Kinderschutzbund-Präsident fordert mehr Zivilcourage
Nach dem Tod von fünf Kindern in Schleswig-Holstein hat der Deutsche Kinderschutzbund mehr Zivilcourage gefordert. Wenn Eltern mit der Erziehung ihrer Kinder überfordert seien, seien nicht nur staatliche Stellen gefragt, sagte Kinderschutzbund-Präsident Heinz Hilgers am Donnerstag im WDR. Auch Nachbarn sollten respektvoll ihre Hilfe anbieten. "Wenn diese brüsk ausgeschlagen wird und man sich Sorgen macht, ist es richtig, sich an das Jugendamt oder andere Stellen zu wenden."

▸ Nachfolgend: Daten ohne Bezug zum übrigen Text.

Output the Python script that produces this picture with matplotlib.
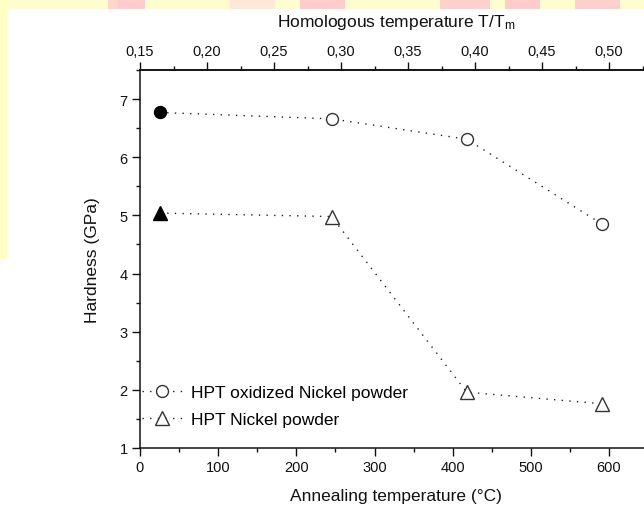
import matplotlib
matplotlib.use("Agg")
import matplotlib.pyplot as plt
from matplotlib.patches import Rectangle
from matplotlib.ticker import MultipleLocator, FuncFormatter
from matplotlib.lines import Line2D

plt.rcParams['font.family'] = ['Liberation Sans', 'DejaVu Sans']
plt.rcParams['mathtext.fontset'] = 'custom'
plt.rcParams['mathtext.rm'] = 'Liberation Sans'
plt.rcParams['mathtext.it'] = 'Liberation Sans'

# Data
temp_oxid = [25, 245, 418, 591]
hard_oxid = [6.77, 6.66, 6.31, 4.85]
temp_ni = [25, 245, 418, 591]
hard_ni = [5.04, 4.98, 1.96, 1.76]
labels = ["HPT oxidized Nickel powder", "HPT Nickel powder"]
top_ticks = [0.15, 0.20, 0.25, 0.30, 0.35, 0.40, 0.45, 0.50]

W, H = 644, 506
fig = plt.figure(figsize=(W / 100, H / 100), dpi=100)

# watermark-like background strips
fig.patches.append(Rectangle((0, 1 - 9.5 / H), 1, 9.5 / H, transform=fig.transFigure,
                             facecolor='#fffdd0', edgecolor='none', zorder=0))
fig.patches.append(Rectangle((0, 1 - 260 / H), 7 / W, 260 / H, transform=fig.transFigure,
                             facecolor='#ffffc4', edgecolor='none', zorder=0))
for x0, x1, c in [(108, 118, '#ffd6cc'), (118, 145, '#ffcccc'), (230, 275, '#ffe8d8'),
                  (300, 345, '#ffcccc'), (440, 490, '#ffd0cc'), (505, 540, '#ffcccc'),
                  (575, 620, '#ffd0cc')]:
    fig.patches.append(Rectangle((x0 / W, 1 - 9.5 / H), (x1 - x0) / W, 9.5 / H,
                                 transform=fig.transFigure, facecolor=c,
                                 edgecolor='none', zorder=0))

ax = fig.add_axes([140 / W, 57 / H, 512 / W, 378 / H])
ax.set_facecolor('none')
ax.set_xlim(0, 655)
ax.set_ylim(1, 7.5)

ls = (0, (1, 4.5))
col = '#222222'
ax.plot(temp_oxid, hard_oxid, linestyle=ls, color=col, lw=1.0, zorder=2)
ax.plot(temp_ni, hard_ni, linestyle=ls, color=col, lw=1.0, zorder=2)
ax.plot(temp_oxid[1:], hard_oxid[1:], 'o', ms=8.6, mfc='white', mec='#333333', mew=1.0, zorder=3)
ax.plot(temp_oxid[:1], hard_oxid[:1], 'o', ms=8.6, mfc='black', mec='black', zorder=3)
ax.plot(temp_ni[1:], hard_ni[1:], '^', ms=9.5, mfc='white', mec='#333333', mew=1.0, zorder=3)
ax.plot(temp_ni[:1], hard_ni[:1], '^', ms=9.5, mfc='black', mec='black', zorder=3)

for s in ['left', 'top', 'bottom']:
    ax.spines[s].set_linewidth(1.1)
    ax.spines[s].set_color('#111111')
ax.spines['right'].set_visible(False)

ax.xaxis.set_major_locator(MultipleLocator(100))
ax.xaxis.set_minor_locator(MultipleLocator(50))
ax.yaxis.set_major_locator(MultipleLocator(1))
ax.yaxis.set_minor_locator(MultipleLocator(0.5))
ax.tick_params(which='major', direction='out', length=5.8, width=1.0, labelsize=10.5,
               pad=3, colors='#111111')
ax.tick_params(which='minor', direction='out', length=2.9, width=1.0, colors='#111111')
ax.tick_params(axis='x', top=False)
ax.tick_params(axis='y', right=False)

ax.set_xlabel("Annealing temperature (°C)", fontsize=12.5, labelpad=10, color='#111111')
ax.set_ylabel("Hardness (GPa)", fontsize=12.5, labelpad=14, color='#111111')

f = lambda x: 0.15 + x * 0.35 / 600
finv = lambda t: (t - 0.15) * 600 / 0.35
sec = ax.secondary_xaxis('top', functions=(f, finv))
sec.set_xticks(top_ticks)
sec.xaxis.set_minor_locator(MultipleLocator(0.025))
sec.xaxis.set_major_formatter(FuncFormatter(lambda v, p: f"{v:.2f}".replace('.', ',')))
sec.tick_params(which='major', direction='out', length=5.8, width=1.0, labelsize=10.5,
                pad=3, colors='#111111')
sec.tick_params(which='minor', direction='out', length=2.9, width=1.0, colors='#111111')
sec.spines['top'].set_linewidth(1.1)
sec.set_xlabel(r"Homologous temperature T/T$_{\mathrm{m}}$", fontsize=12.5, labelpad=13,
               color='#111111')

handles = [Line2D([], [], linestyle=ls, color=col, lw=1.0, marker='o', ms=8.6,
                  mfc='white', mec='#333333'),
           Line2D([], [], linestyle=ls, color=col, lw=1.0, marker='^', ms=9.5,
                  mfc='white', mec='#333333')]
ax.legend(handles, labels, loc='upper left', bbox_to_anchor=(142 / W, 1 - 386 / H),
          bbox_transform=fig.transFigure, frameon=False, fontsize=12.5,
          handlelength=2.3, handletextpad=0.55, borderpad=0, borderaxespad=0,
          labelspacing=0.65, markerscale=1.0)

fig.savefig("out.png", dpi=100)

Das sollte aber offen und "mit Namen und Gesicht" geschehen, betonte Hilgers. Zivilcourage habe nichts mit anonymer Denunziation zu tun.

Der Fall in Schleswig-Holstein, bei dem die Mutter psychisch krank sein soll, ist nach Einschätzung des Kinderschützers vermutlich nicht typisch für Familien mit psychosozialen Problemen. Die Zahl überforderter Eltern nehme aber nach seiner Beobachtung zu, offenbar gebe es auch mehr Gewalttaten gegen Kinder.

Der Dormagener Bürgermeister verwies in diesem Zusammenhang auf die "Nummer gegen Kummer", unter der sowohl Eltern als auch Kinder und Jugendliche telefonisch Rat und Hilfe erhalten. Die Berater des Wuppertaler Vereins "Nummer gegen Kummer", der Mitglied im Deutschen Kinderschutzbund ist, sind unter den kostenlosen Rufnummern 0800-1110333 (Kinder- und Jugendtelefon) und 0800-1110550 (Elterntelefon) zu erreichen.